__THE TASK__
Emit an exact copy of the lines running from the start of the records to the line containing "fig = plt.figure(figsize=(W", both included.

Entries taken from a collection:
+ + +
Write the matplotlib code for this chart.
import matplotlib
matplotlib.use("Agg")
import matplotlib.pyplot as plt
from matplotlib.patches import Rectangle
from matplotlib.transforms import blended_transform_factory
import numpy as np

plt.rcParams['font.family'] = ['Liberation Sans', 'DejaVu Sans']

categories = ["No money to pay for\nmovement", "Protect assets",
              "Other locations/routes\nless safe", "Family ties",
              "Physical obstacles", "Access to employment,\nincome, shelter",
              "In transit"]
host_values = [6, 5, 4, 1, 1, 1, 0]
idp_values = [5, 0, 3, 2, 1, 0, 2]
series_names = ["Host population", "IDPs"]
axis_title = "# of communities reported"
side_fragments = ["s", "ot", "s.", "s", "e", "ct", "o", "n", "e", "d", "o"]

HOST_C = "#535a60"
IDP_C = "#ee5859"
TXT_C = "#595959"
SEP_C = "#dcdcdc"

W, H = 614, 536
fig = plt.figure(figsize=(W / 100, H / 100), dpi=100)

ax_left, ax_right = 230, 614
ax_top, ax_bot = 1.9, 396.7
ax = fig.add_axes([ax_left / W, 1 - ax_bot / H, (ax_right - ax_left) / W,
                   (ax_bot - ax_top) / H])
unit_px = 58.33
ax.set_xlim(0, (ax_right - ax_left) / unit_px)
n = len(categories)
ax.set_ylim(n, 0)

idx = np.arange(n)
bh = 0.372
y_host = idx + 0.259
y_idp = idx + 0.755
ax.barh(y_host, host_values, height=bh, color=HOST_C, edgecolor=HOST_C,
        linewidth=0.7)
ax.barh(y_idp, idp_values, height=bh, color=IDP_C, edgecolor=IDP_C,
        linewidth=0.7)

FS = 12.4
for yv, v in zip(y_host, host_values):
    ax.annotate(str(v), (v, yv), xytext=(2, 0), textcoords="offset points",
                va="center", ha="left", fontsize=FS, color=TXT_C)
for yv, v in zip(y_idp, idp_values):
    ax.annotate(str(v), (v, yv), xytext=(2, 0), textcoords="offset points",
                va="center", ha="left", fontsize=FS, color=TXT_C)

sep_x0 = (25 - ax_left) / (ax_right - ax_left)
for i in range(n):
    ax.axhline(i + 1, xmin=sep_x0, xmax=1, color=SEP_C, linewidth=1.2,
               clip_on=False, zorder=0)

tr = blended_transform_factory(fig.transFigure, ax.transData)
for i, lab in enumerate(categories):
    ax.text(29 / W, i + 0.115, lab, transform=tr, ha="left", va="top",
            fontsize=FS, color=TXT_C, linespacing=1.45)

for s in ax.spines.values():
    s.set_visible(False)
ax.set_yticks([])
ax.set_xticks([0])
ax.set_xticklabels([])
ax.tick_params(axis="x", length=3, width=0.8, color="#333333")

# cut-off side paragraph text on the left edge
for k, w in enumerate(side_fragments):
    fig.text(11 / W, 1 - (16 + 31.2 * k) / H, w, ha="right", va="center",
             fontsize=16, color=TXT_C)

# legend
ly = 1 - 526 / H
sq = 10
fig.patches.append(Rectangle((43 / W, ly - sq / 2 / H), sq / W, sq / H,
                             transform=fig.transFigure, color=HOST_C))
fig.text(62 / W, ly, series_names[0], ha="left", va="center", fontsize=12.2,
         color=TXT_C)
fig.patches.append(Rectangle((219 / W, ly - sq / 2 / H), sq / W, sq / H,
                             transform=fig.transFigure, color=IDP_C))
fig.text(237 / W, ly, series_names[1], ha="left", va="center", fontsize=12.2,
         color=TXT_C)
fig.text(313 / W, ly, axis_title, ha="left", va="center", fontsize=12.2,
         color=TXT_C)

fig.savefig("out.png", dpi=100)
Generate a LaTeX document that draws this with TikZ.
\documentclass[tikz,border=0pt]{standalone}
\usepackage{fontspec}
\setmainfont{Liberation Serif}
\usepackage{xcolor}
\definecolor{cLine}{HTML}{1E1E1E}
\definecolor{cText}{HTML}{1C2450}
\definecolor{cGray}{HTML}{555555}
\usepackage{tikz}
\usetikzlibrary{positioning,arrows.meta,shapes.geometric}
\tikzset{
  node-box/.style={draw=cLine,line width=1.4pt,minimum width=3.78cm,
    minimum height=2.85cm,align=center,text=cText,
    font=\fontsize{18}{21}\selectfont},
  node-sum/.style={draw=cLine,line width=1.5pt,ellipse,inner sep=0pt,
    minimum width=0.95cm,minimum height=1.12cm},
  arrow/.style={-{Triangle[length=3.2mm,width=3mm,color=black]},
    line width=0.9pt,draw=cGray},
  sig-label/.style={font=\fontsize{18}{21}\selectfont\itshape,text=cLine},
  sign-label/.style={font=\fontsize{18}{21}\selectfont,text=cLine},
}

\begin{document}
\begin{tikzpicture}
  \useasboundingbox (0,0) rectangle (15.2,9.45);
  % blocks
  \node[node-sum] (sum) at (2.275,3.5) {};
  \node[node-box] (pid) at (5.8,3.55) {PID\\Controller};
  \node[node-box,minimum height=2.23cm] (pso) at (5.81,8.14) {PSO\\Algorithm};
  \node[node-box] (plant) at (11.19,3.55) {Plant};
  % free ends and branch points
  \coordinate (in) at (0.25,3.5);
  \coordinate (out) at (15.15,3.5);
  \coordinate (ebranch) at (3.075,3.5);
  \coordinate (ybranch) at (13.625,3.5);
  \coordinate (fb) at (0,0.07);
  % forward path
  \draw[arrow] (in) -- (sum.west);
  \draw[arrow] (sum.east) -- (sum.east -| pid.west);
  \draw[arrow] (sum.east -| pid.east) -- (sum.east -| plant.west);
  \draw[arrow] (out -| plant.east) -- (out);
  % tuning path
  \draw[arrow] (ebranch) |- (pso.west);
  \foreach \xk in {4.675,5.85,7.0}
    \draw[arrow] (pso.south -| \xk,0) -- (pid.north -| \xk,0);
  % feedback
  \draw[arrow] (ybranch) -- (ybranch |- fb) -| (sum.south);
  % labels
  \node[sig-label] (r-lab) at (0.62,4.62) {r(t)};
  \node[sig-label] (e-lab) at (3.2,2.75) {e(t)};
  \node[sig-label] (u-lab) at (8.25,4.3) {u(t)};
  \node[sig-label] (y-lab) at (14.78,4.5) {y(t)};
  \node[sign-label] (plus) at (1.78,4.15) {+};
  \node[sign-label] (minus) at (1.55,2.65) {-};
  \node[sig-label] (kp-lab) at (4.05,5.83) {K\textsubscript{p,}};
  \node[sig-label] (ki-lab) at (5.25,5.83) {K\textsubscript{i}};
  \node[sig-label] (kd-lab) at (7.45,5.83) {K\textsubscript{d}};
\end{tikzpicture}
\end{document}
+ + +
__WRITTEN RESPONSE__
Write the matplotlib code for this chart.
import matplotlib
matplotlib.use("Agg")
import matplotlib.pyplot as plt
from matplotlib.patches import Rectangle
from matplotlib.transforms import blended_transform_factory
import numpy as np

plt.rcParams['font.family'] = ['Liberation Sans', 'DejaVu Sans']

categories = ["No money to pay for\nmovement", "Protect assets",
              "Other locations/routes\nless safe", "Family ties",
              "Physical obstacles", "Access to employment,\nincome, shelter",
              "In transit"]
host_values = [6, 5, 4, 1, 1, 1, 0]
idp_values = [5, 0, 3, 2, 1, 0, 2]
series_names = ["Host population", "IDPs"]
axis_title = "# of communities reported"
side_fragments = ["s", "ot", "s.", "s", "e", "ct", "o", "n", "e", "d", "o"]

HOST_C = "#535a60"
IDP_C = "#ee5859"
TXT_C = "#595959"
SEP_C = "#dcdcdc"

W, H = 614, 536
fig = plt.figure(figsize=(W / 100, H / 100), dpi=100)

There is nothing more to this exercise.